═════ STORED DATA ═════
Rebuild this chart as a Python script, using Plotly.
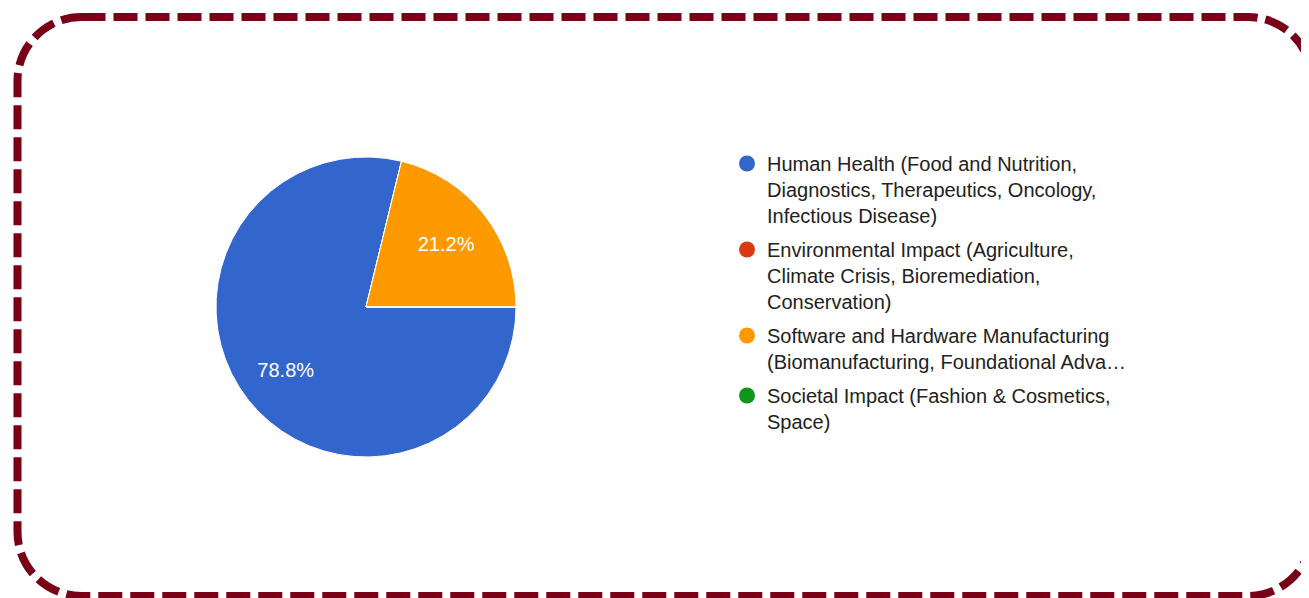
import plotly.graph_objects as go

# ---- data ----
categories = [
    "Human Health (Food and Nutrition,<br>Diagnostics, Therapeutics, Oncology,<br>Infectious Disease)",
    "Environmental Impact (Agriculture,<br>Climate Crisis, Bioremediation,<br>Conservation)",
    "Software and Hardware Manufacturing<br>(Biomanufacturing, Foundational Adva…",
    "Societal Impact (Fashion & Cosmetics,<br>Space)",
]
shares = [78.8, 0.0, 21.2, 0.0]
colors = ["#3366cc", "#dc3912", "#ff9900", "#109618"]

# page body adds an 8px margin; figure coordinates are offset for it
OFF = 8
W, H = 1309 - OFF, 598 - OFF
FONT = "Liberation Sans, Arial, sans-serif"


def dx(v):
    return (v - OFF) / W


def dy(v):
    return 1 - (v - OFF) / H


pie_domain = dict(x=[dx(216), dx(516)], y=[dy(457), dy(157)])

fig = go.Figure()

# coloured slices
fig.add_trace(go.Pie(
    labels=categories,
    values=shares,
    marker=dict(colors=colors, line=dict(color="white", width=1)),
    sort=False,
    direction="clockwise",
    rotation=90,
    textinfo="none",
    showlegend=False,
    hoverinfo="label+percent",
    domain=pie_domain,
))

# percentage labels (transparent ring so labels sit further out, as in the original)
fig.add_trace(go.Pie(
    labels=categories,
    values=shares,
    hole=0.36,
    marker=dict(colors=["rgba(0,0,0,0)"] * len(colors), line=dict(width=0)),
    sort=False,
    direction="clockwise",
    rotation=90,
    textinfo="percent",
    texttemplate="%{percent:.1%}",
    textposition="inside",
    insidetextorientation="horizontal",
    textfont=dict(color="white", size=20, family=FONT),
    showlegend=False,
    hoverinfo="skip",
    domain=pie_domain,
))

# legend entries (circle symbols like the original)
for i, (name, col) in enumerate(zip(categories, colors)):
    fig.add_trace(go.Scatter(
        x=[None], y=[None], mode="markers", name=name,
        legendgroup=f"g{i}",
        marker=dict(color=col, size=16, symbol="circle"),
        showlegend=True,
    ))


# rounded dashed frame
def rounded_rect(x0, y0, x1, y1, r):
    k = 0.5523 * r
    p = []
    p.append(f"M {dx(x0 + r)},{dy(y0)}")
    p.append(f"L {dx(x1 - r)},{dy(y0)}")
    p.append(f"C {dx(x1 - r + k)},{dy(y0)} {dx(x1)},{dy(y0 + r - k)} {dx(x1)},{dy(y0 + r)}")
    p.append(f"L {dx(x1)},{dy(y1 - r)}")
    p.append(f"C {dx(x1)},{dy(y1 - r + k)} {dx(x1 - r + k)},{dy(y1)} {dx(x1 - r)},{dy(y1)}")
    p.append(f"L {dx(x0 + r)},{dy(y1)}")
    p.append(f"C {dx(x0 + r - k)},{dy(y1)} {dx(x0)},{dy(y1 - r + k)} {dx(x0)},{dy(y1 - r)}")
    p.append(f"L {dx(x0)},{dy(y0 + r)}")
    p.append(f"C {dx(x0)},{dy(y0 + r - k)} {dx(x0 + r - k)},{dy(y0)} {dx(x0 + r)},{dy(y0)}")
    p.append("Z")
    return " ".join(p)


fig.add_shape(
    type="path", xref="paper", yref="paper",
    path=rounded_rect(17.5, 17, 1312, 596, 64),
    line=dict(color="#780017", width=8, dash="24px,8px"),
    fillcolor="rgba(0,0,0,0)",
)

fig.update_layout(
    width=W, height=H,
    margin=dict(l=0, r=0, t=0, b=0),
    paper_bgcolor="white",
    plot_bgcolor="white",
    xaxis=dict(visible=False),
    yaxis=dict(visible=False),
    font=dict(family=FONT, color="#222222"),
    legend=dict(
        x=dx(727), xanchor="left",
        y=dy(144), yanchor="top",
        valign="top",
        traceorder="grouped",
        tracegroupgap=5,
        font=dict(size=20, family=FONT, color="#222222"),
        bgcolor="rgba(0,0,0,0)",
        itemclick=False, itemdoubleclick=False,
    ),
)

fig.write_html("out.html")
═════
Reproduce the material word for word. Any pictures should be left out of the copy.

§ **RESULT**:
Rebuild this chart as a Python script, using Plotly.
import plotly.graph_objects as go

# ---- data ----
categories = [
    "Human Health (Food and Nutrition,<br>Diagnostics, Therapeutics, Oncology,<br>Infectious Disease)",
    "Environmental Impact (Agriculture,<br>Climate Crisis, Bioremediation,<br>Conservation)",
    "Software and Hardware Manufacturing<br>(Biomanufacturing, Foundational Adva…",
    "Societal Impact (Fashion & Cosmetics,<br>Space)",
]
shares = [78.8, 0.0, 21.2, 0.0]
colors = ["#3366cc", "#dc3912", "#ff9900", "#109618"]

# page body adds an 8px margin; figure coordinates are offset for it
OFF = 8
W, H = 1309 - OFF, 598 - OFF
FONT = "Liberation Sans, Arial, sans-serif"


def dx(v):
    return (v - OFF) / W


def dy(v):
    return 1 - (v - OFF) / H


pie_domain = dict(x=[dx(216), dx(516)], y=[dy(457), dy(157)])

fig = go.Figure()

# coloured slices
fig.add_trace(go.Pie(
    labels=categories,
    values=shares,
    marker=dict(colors=colors, line=dict(color="white", width=1)),
    sort=False,
    direction="clockwise",
    rotation=90,
    textinfo="none",
    showlegend=False,
    hoverinfo="label+percent",
    domain=pie_domain,
))

# percentage labels (transparent ring so labels sit further out, as in the original)
fig.add_trace(go.Pie(
    labels=categories,
    values=shares,
    hole=0.36,
    marker=dict(colors=["rgba(0,0,0,0)"] * len(colors), line=dict(width=0)),
    sort=False,
    direction="clockwise",
    rotation=90,
    textinfo="percent",
    texttemplate="%{percent:.1%}",
    textposition="inside",
    insidetextorientation="horizontal",
    textfont=dict(color="white", size=20, family=FONT),
    showlegend=False,
    hoverinfo="skip",
    domain=pie_domain,
))

# legend entries (circle symbols like the original)
for i, (name, col) in enumerate(zip(categories, colors)):
    fig.add_trace(go.Scatter(
        x=[None], y=[None], mode="markers", name=name,
        legendgroup=f"g{i}",
        marker=dict(color=col, size=16, symbol="circle"),
        showlegend=True,
    ))


# rounded dashed frame
def rounded_rect(x0, y0, x1, y1, r):
    k = 0.5523 * r
    p = []
    p.append(f"M {dx(x0 + r)},{dy(y0)}")
    p.append(f"L {dx(x1 - r)},{dy(y0)}")
    p.append(f"C {dx(x1 - r + k)},{dy(y0)} {dx(x1)},{dy(y0 + r - k)} {dx(x1)},{dy(y0 + r)}")
    p.append(f"L {dx(x1)},{dy(y1 - r)}")
    p.append(f"C {dx(x1)},{dy(y1 - r + k)} {dx(x1 - r + k)},{dy(y1)} {dx(x1 - r)},{dy(y1)}")
    p.append(f"L {dx(x0 + r)},{dy(y1)}")
    p.append(f"C {dx(x0 + r - k)},{dy(y1)} {dx(x0)},{dy(y1 - r + k)} {dx(x0)},{dy(y1 - r)}")
    p.append(f"L {dx(x0)},{dy(y0 + r)}")
    p.append(f"C {dx(x0)},{dy(y0 + r - k)} {dx(x0 + r - k)},{dy(y0)} {dx(x0 + r)},{dy(y0)}")
    p.append("Z")
    return " ".join(p)


fig.add_shape(
    type="path", xref="paper", yref="paper",
    path=rounded_rect(17.5, 17, 1312, 596, 64),
    line=dict(color="#780017", width=8, dash="24px,8px"),
    fillcolor="rgba(0,0,0,0)",
)

fig.update_layout(
    width=W, height=H,
    margin=dict(l=0, r=0, t=0, b=0),
    paper_bgcolor="white",
    plot_bgcolor="white",
    xaxis=dict(visible=False),
    yaxis=dict(visible=False),
    font=dict(family=FONT, color="#222222"),
    legend=dict(
        x=dx(727), xanchor="left",
        y=dy(144), yanchor="top",
        valign="top",
        traceorder="grouped",
        tracegroupgap=5,
        font=dict(size=20, family=FONT, color="#222222"),
        bgcolor="rgba(0,0,0,0)",
        itemclick=False, itemdoubleclick=False,
    ),
)

fig.write_html("out.html")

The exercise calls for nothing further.